Fables Volume 1, 2 & 3 - Bill Willingham et. al.
This is another series I’d been hearing about for a while, and only just got around to starting, although for some reason I’d kind of got the wrong end of the stick of what it was actually about. The one-line synopsis is that it’s about a group of fairytale and mythological characters, and what they’re up to in the modern world.
From the previews I’d read, and the structure of the trade collection books, I’d assumed that it was a group of disconnected stories, each following different characters, but it’s actually a more traditional serialised format, where a centralised cast of characters (The Big Bad Wolf, Snow White, Rose Red, Goldilocks, Bluebeard, etc, etc) have set up a sanctuary in New York City after being driven from their fairytale homelands by the army of the mysterious “Adversary”.
It’s very well done, and isn’t anything like as twee as you might imagine from the scenario.
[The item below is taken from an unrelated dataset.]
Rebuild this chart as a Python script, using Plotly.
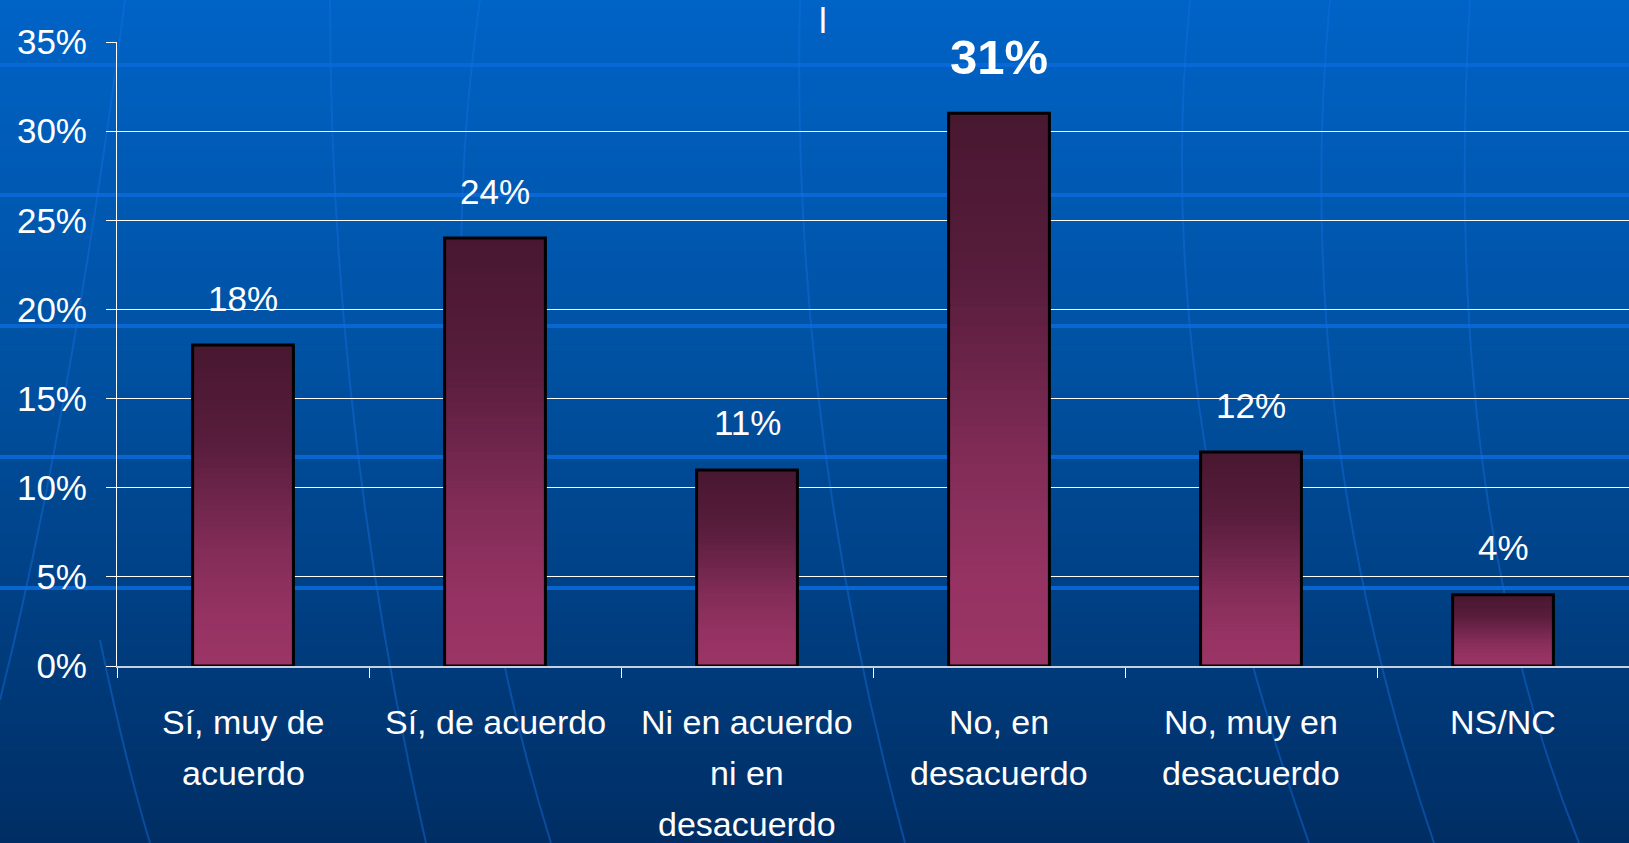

The first 3 volumes are all very much hard-boiled detective stories, with the novelty of having recognisable characters and stories to riff off of.
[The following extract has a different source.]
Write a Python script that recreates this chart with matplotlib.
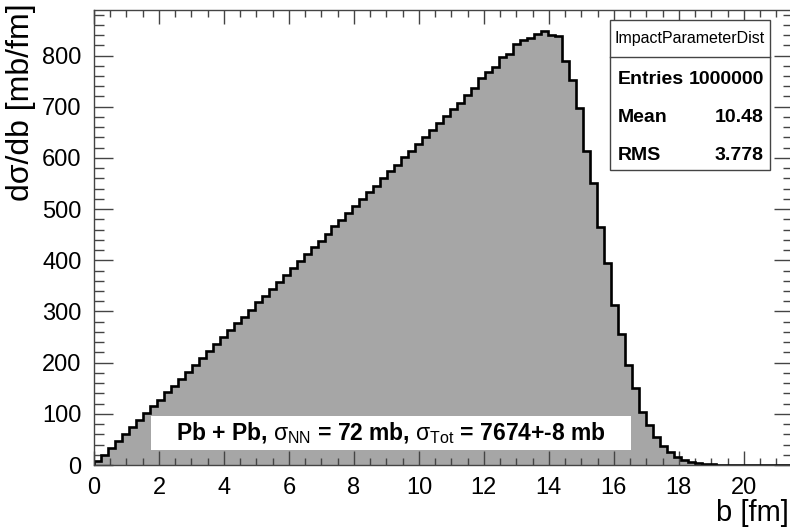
from matplotlib import pyplot as plt
from matplotlib.patches import Rectangle
from matplotlib.lines import Line2D
import numpy as np

plt.rcParams['font.family'] = ['Liberation Sans', 'DejaVu Sans']
plt.rcParams['mathtext.fontset'] = 'custom'
plt.rcParams['mathtext.rm'] = 'Liberation Sans'
plt.rcParams['mathtext.it'] = 'Liberation Sans'
plt.rcParams['mathtext.bf'] = 'Liberation Sans:bold'

# histogram: 100 bins from 0 to 21.5 fm
b_lo, b_hi, n_bins = 0.0, 21.5, 100
dsigma_db = [7, 20, 34, 47, 61, 75, 88, 101, 115, 127,
             142, 155, 168, 182, 196, 210, 222, 236, 250, 263,
             277, 290, 303, 318, 330, 344, 358, 371, 384, 398,
             412, 425, 438, 452, 466, 479, 492, 506, 520, 533,
             546, 560, 574, 587, 601, 614, 628, 641, 655, 668,
             682, 695, 708, 722, 736, 757, 768, 778, 798, 803,
             822, 830, 835, 843, 847, 841, 839, 790, 753, 698,
             614, 551, 465, 394, 312, 255, 195, 150, 104, 78,
             55, 37, 26, 16, 10, 6, 3.5, 2, 1.2, 0.8,
             0.5, 0.3, 0.2, 0.15, 0.1, 0.05, 0.03, 0.02, 0.01, 0.01]

x_ticks = [0, 2, 4, 6, 8, 10, 12, 14, 16, 18, 20]
y_ticks = [0, 100, 200, 300, 400, 500, 600, 700, 800]

stats_title = "ImpactParameterDist"
stats_rows = [("Entries", "1000000"), ("Mean", "10.48"), ("RMS", "3.778")]
label_text = r"Pb + Pb, $\sigma_{\rm NN}$ = 72 mb, $\sigma_{\rm Tot}$ = 7674+-8 mb"

W, H = 790, 532
fig = plt.figure(figsize=(W / 100, H / 100), dpi=100)


def fx(px):
    return px / W


def fy(py):
    return 1 - py / H


ax = fig.add_axes([fx(94), fy(465), fx(792.5) - fx(94), fy(10) - fy(465)])

edges = np.linspace(b_lo, b_hi, n_bins + 1)
ax.stairs(dsigma_db, edges, fill=True, color='#a6a6a6', zorder=1)
ax.stairs(dsigma_db, edges, baseline=0, color='black', lw=1.9, zorder=2)

ax.set_xlim(b_lo, b_hi)
ax.set_ylim(0, 889)
ax.set_xticks(x_ticks)
ax.set_yticks(y_ticks)
ax.set_xticks(np.arange(0, 21.5, 0.5), minor=True)
ax.set_yticks(np.arange(0, 889, 20), minor=True)
ax.tick_params(axis='both', which='both', direction='in', top=True, right=True,
               color='#444444', width=1)
ax.tick_params(axis='x', which='major', length=10, labelsize=17, pad=9)
ax.tick_params(axis='x', which='minor', length=5)
ax.tick_params(axis='y', which='major', length=14, labelsize=17, pad=9)
ax.tick_params(axis='y', which='minor', length=7)
for s in ax.spines.values():
    s.set_color('#444444')
    s.set_linewidth(1)

# axis titles (ROOT style, right/top aligned)
fig.text(fx(789), fy(513), "b [fm]", ha='right', va='center', fontsize=21)
fig.text(fx(21), fy(3), "d\u03c3/db [mb/fm]", rotation=90, ha='center', va='top',
         fontsize=23)

# label box
fig.patches.append(Rectangle((fx(151), fy(450)), fx(631) - fx(151), fy(416) - fy(450),
                             transform=fig.transFigure, facecolor='white',
                             edgecolor='none', zorder=3))
fig.text(fx(391), fy(433), label_text, ha='center', va='center', fontsize=16.5,
         fontweight='bold', zorder=4)

# stats box
fig.patches.append(Rectangle((fx(610), fy(170)), fx(770) - fx(610), fy(20) - fy(170),
                             transform=fig.transFigure, facecolor='white',
                             edgecolor='#444444', lw=1, zorder=3))
fig.lines.append(Line2D([fx(610), fx(770)], [fy(57), fy(57)],
                        transform=fig.transFigure, color='#444444', lw=1, zorder=4))
fig.text(fx(690), fy(38), stats_title, ha='center', va='center', fontsize=11.5,
         zorder=5)
for i, (name, val) in enumerate(stats_rows):
    y = fy(79 + 38 * i)
    fig.text(fx(618), y, name, ha='left', va='center', fontsize=14,
             fontweight='bold', zorder=5)
    fig.text(fx(764), y, val, ha='right', va='center', fontsize=14,
             fontweight='bold', zorder=5)

fig.savefig("out.png", dpi=100)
I’m probably going to carry on with the rest of the series, as long as I can put up with the usual comic book aggravation of finding anywhere that actually sells every book in the series. (So far, I’ve had to buy each volume from a different place, and the hunt is getting pretty tedious. Amazon claims to have most of them, but it’s lying.)
The Tenderness of Wolves - Stef Penney
Ah, the joy of choosing a book randomly in a train station shop because you’ve run out of other things to read. This apparently won the Costa Coffee book of the year 2006, but I’m not sure if that’s meant to inspire confidence or dread.
A man is found murdered in a small, gossipy frontier township in 19th century Canada at the same time as a local teenage boy goes missing, forcing his adoptive mother to head out into the icy wilderness to find him and clear his name.
The book does a good job of rounding out its characters, and building an isolated, tense atmosphere, drawing on the tensions between the various settler camps, the Native Indians of the area and the monopolistic fur-trading company which forms the basis of the whole economy.
It is obviously a first novel though. The plot only barely hangs together, and relies on the most ridiculous coincidences and contrivances to move it along. Suspension of disbelief can only go so far. You can also spot the double meaning of the title from space.
I did eventually manage to get to the end of the book, but it was a close thing. There were a lot of point where I was on the brink of giving up on it, so I can’t really recommend it to anyone else.